The term "Differential Games" is applied to a group of problems in applied mathematics that share certain characteristics related to the modeling of conflict. In a basic differential game there are two actors -- a pursuer and an evader -- with conflicting goals. The pursuer wishes, in some sense, to catch the evader, while the evader's mission is to prevent this capture. These "games" are modeled mathematically by first defining state variables that represent the position (and perhaps velocity) of the participants, determining (differential) equations of motion for the rivals, and then describing sets in the state space called target sets. (For example, a target set for a pursuer may include points in the state space where the distance between the pursuer and the evader is small.) Each participant in the game tries to drive the state variables of the game into a particular target set by controlling key variables called, naturally, controls. The study of these games has implications for real-life air combat and for artificial intelligence.

An archetypal example of a differential game is known as the Homicidal Chauffeur (described in Lewin, 1994, and created by Issacs). In this game, the driver of a circular car acts to knock down a pedestrian, who, of course, does not wish to be flattened. The car can move faster than the pedestrian, but the pedestrian can maneuver better. What is the best strategy for the pursuer (the car) and the evader (the pedestrian) to follow in order for each to achieve their conflicting goals? This is a case the car is always considered as being at the origin, and the state variables are the position of the pedestrian. The solution to this problem can be applied to air combat where a slow, but more maneuverable airplane is pursued by a faster but less maneuverable craft.

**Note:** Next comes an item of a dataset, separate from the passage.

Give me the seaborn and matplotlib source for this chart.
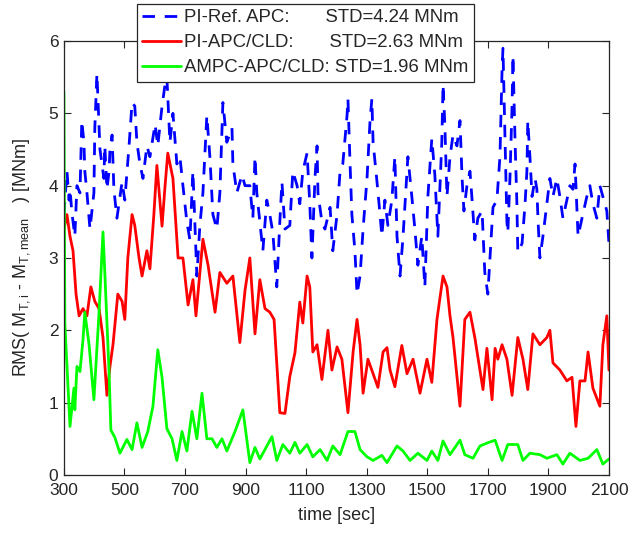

This problem, and others (with names such as the Lion and Man problem, the Obstacle Tag game, and the Lady in the Lake problem), all involve similar geometric constructions to create mathematical models, but the methods of analysis vary greatly. As a result, an active group of researchers have been working on these problems since World War II, people whose prime research interests have included game theory, astronomy, computer science, and engineering. These problems are also called "pursuit problems", and a recent search of the Math-Sci disks in our library, using the word "pursuit", indicated over one-hundred recent research articles published during the past 3 years alone.

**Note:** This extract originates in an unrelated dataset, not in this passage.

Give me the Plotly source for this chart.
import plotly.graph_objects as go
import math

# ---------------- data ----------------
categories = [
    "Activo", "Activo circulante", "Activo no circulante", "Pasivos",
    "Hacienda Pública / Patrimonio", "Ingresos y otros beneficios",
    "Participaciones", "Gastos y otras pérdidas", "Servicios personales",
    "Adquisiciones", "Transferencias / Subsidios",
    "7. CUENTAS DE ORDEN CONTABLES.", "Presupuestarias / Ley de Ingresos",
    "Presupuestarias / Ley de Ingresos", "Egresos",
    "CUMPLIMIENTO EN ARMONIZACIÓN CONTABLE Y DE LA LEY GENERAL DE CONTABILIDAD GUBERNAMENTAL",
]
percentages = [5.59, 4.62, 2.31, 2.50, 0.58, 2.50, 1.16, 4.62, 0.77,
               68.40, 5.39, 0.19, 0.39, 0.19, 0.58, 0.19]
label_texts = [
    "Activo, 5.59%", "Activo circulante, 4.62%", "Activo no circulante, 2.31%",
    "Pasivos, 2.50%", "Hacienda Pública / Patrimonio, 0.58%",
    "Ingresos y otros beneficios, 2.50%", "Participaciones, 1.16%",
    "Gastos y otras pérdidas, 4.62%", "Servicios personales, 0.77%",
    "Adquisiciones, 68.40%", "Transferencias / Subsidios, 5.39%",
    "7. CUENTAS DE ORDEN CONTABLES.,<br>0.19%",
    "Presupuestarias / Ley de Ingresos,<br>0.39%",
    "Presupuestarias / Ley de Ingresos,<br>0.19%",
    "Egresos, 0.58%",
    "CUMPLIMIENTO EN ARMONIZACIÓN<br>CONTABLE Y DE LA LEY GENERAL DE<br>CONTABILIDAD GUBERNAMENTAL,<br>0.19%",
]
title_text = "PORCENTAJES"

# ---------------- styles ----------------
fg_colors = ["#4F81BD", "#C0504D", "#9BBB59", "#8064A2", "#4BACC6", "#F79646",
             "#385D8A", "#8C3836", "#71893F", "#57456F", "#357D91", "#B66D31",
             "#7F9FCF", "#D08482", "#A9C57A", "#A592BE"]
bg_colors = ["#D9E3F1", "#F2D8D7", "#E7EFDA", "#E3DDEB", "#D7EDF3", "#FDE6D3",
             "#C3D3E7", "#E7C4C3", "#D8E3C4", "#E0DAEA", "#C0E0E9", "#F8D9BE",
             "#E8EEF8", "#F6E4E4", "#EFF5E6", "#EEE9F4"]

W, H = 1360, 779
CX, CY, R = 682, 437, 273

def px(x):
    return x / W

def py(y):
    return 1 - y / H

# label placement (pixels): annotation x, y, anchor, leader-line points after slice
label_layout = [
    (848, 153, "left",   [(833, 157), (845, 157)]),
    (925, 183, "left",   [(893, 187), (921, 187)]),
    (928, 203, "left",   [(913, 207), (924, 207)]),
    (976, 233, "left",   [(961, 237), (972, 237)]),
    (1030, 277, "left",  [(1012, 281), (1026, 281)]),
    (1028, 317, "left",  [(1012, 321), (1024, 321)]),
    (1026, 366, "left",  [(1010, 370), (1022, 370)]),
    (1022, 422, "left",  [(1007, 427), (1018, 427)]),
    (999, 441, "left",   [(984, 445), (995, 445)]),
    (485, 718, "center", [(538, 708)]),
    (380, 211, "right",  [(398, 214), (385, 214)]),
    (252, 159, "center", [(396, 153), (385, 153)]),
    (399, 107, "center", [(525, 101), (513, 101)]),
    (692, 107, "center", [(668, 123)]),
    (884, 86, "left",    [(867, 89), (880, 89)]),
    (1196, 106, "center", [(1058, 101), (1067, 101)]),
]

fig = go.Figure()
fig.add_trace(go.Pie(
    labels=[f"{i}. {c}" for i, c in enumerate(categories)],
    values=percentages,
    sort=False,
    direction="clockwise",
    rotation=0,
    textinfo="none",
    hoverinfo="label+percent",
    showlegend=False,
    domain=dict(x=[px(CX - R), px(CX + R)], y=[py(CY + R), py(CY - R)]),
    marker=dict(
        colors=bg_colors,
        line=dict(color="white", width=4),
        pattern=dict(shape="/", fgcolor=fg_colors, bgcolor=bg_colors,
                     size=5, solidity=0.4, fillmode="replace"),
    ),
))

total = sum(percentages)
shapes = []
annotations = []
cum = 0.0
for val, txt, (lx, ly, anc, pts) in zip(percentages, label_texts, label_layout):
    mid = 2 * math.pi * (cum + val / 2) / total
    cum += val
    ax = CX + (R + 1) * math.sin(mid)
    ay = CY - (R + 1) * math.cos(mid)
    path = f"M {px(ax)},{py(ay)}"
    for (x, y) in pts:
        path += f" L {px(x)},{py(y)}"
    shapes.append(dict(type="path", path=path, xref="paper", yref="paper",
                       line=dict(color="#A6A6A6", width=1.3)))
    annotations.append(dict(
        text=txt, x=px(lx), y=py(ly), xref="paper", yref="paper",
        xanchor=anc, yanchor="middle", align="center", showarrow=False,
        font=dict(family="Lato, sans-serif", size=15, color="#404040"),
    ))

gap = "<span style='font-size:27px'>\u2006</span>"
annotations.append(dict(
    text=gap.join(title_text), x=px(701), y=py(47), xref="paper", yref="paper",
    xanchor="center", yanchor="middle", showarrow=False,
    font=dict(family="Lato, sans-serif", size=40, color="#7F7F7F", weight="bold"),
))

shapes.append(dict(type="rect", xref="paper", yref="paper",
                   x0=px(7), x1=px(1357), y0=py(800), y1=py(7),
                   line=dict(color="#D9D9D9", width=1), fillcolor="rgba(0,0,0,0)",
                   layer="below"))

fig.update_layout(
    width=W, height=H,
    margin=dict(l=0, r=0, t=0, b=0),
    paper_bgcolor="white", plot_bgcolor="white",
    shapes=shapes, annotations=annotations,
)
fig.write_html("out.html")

The differential game that initially caught our interest could be called "the ant game." Bruckstein (1993), influenced by a passage in Fenyman's autobiography (1985), considered why it is that ant trails "look so straight and nice." The solution involved creating and analyzing a mathematical model of ant motion in pursuit of food. The model is constructed in the plane, with the origin being the anthill and a point (L,0) representing the food. The first ant leaves the anthill in pursuit of the food, and he follows a somewhat random path. The second ant leaves the anthill a short time later and along another path, following the strategy that its velocity vector is always pointing toward the first ant. (The first ant's control is the direction of its velocity vector.) The third ant follows the second ant using the same strategy, and so on. The analysis of this system of differential equations focuses on the angle made by the velocity vectors of the nth and n+1th ants. Bruckstein showed that as n gets larger -- in other words, as more ants leave the anthill and follow the strategy -- the angle approaches zero, hence the ants walk more and more in a straight line.

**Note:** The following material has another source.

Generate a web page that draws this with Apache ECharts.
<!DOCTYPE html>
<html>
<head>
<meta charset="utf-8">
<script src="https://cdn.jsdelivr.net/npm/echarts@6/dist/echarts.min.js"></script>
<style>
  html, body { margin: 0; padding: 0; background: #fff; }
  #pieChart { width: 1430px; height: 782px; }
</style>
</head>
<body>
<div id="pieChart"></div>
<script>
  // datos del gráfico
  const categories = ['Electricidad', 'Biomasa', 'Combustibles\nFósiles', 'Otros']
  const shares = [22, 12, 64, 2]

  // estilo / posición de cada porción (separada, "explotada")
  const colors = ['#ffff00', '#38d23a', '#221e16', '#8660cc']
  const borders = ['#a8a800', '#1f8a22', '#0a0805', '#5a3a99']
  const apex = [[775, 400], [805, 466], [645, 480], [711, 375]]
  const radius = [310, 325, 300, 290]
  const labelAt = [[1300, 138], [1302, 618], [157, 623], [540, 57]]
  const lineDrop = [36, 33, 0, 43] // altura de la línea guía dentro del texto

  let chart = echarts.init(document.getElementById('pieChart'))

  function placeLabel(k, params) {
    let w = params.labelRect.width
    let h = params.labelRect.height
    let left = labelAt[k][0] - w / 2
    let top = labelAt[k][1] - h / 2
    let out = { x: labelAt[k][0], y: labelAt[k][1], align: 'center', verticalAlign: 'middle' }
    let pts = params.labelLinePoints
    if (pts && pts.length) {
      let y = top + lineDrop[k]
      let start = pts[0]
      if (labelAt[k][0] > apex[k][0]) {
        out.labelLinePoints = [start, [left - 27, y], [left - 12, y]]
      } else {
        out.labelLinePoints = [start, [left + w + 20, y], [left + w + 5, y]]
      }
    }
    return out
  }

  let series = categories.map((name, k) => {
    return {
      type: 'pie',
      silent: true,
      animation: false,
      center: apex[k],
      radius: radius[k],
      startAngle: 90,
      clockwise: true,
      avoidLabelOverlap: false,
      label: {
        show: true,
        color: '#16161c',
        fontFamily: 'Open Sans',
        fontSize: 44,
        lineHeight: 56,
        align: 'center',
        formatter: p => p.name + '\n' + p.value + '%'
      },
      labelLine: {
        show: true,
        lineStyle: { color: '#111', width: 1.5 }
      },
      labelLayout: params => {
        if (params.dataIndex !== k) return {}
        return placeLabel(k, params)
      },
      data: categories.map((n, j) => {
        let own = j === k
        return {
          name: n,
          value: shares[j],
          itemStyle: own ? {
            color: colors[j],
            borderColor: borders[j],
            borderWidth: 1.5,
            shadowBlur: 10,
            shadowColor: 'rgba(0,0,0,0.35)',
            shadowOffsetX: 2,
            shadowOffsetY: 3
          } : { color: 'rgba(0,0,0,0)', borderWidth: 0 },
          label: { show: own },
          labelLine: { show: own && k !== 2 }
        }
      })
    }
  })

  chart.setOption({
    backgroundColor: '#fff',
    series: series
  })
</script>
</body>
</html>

During the Summer of 1996, we plan to tackle three problems. The first, and simplest, is to create an effective computer demonstration of Bruckstein's ant trails analysis. The demonstration will be an effective tool to teach others about differential games, and writing the demonstration will help us in our learning. The second challenge is to re-cast a problem recently investigated by Aboufadel (1996) -- what strategy does a baseball player use to catch a fly ball -- in the language of differential games in order to analyze the problem from a new direction. McBeath, et. al. (1995) demonstrated empirically that baseball players use a technique called the Linear Optical Trajectory (LOT) method. The idea is that the fielder moves in such a way as to keep constant the perceived angle made by the image of the baseball, home plate, and the player. Aboufadel proved algebraically that if the LOT method was, in fact, the strategy that fielders really use, then a number of qualitative statements made by McBeath et. al. about the LOT method were justified.

Our third, and most difficult, challenge is to consider the modeling of air combat between two planes as a differential game. Most of the theory of differential games has been done in two-dimensions, because it is easier. Air combat involves three-dimensions, and much of the work that has been done on this problem has restricted the airplanes to a fixed height above the ground, effectively returning the problem to two dimensions. There is also the issue of who is the pursuer and who is the evader when fighter pilots are trying to destroy each other. Grimm and Well (1990) have reviewed the literature and have found a number of areas that can be explored. In particular, we wish to create a three-dimensional model of air combat between two fighter pilots, building in a difference of speed, maneuverability, and weapon range between the two airplanes, along with the blinding effects of the position of the sun. The object will be to develop this model as a differential game, with a mathematical analysis leading to the optimal strategies for the two participants.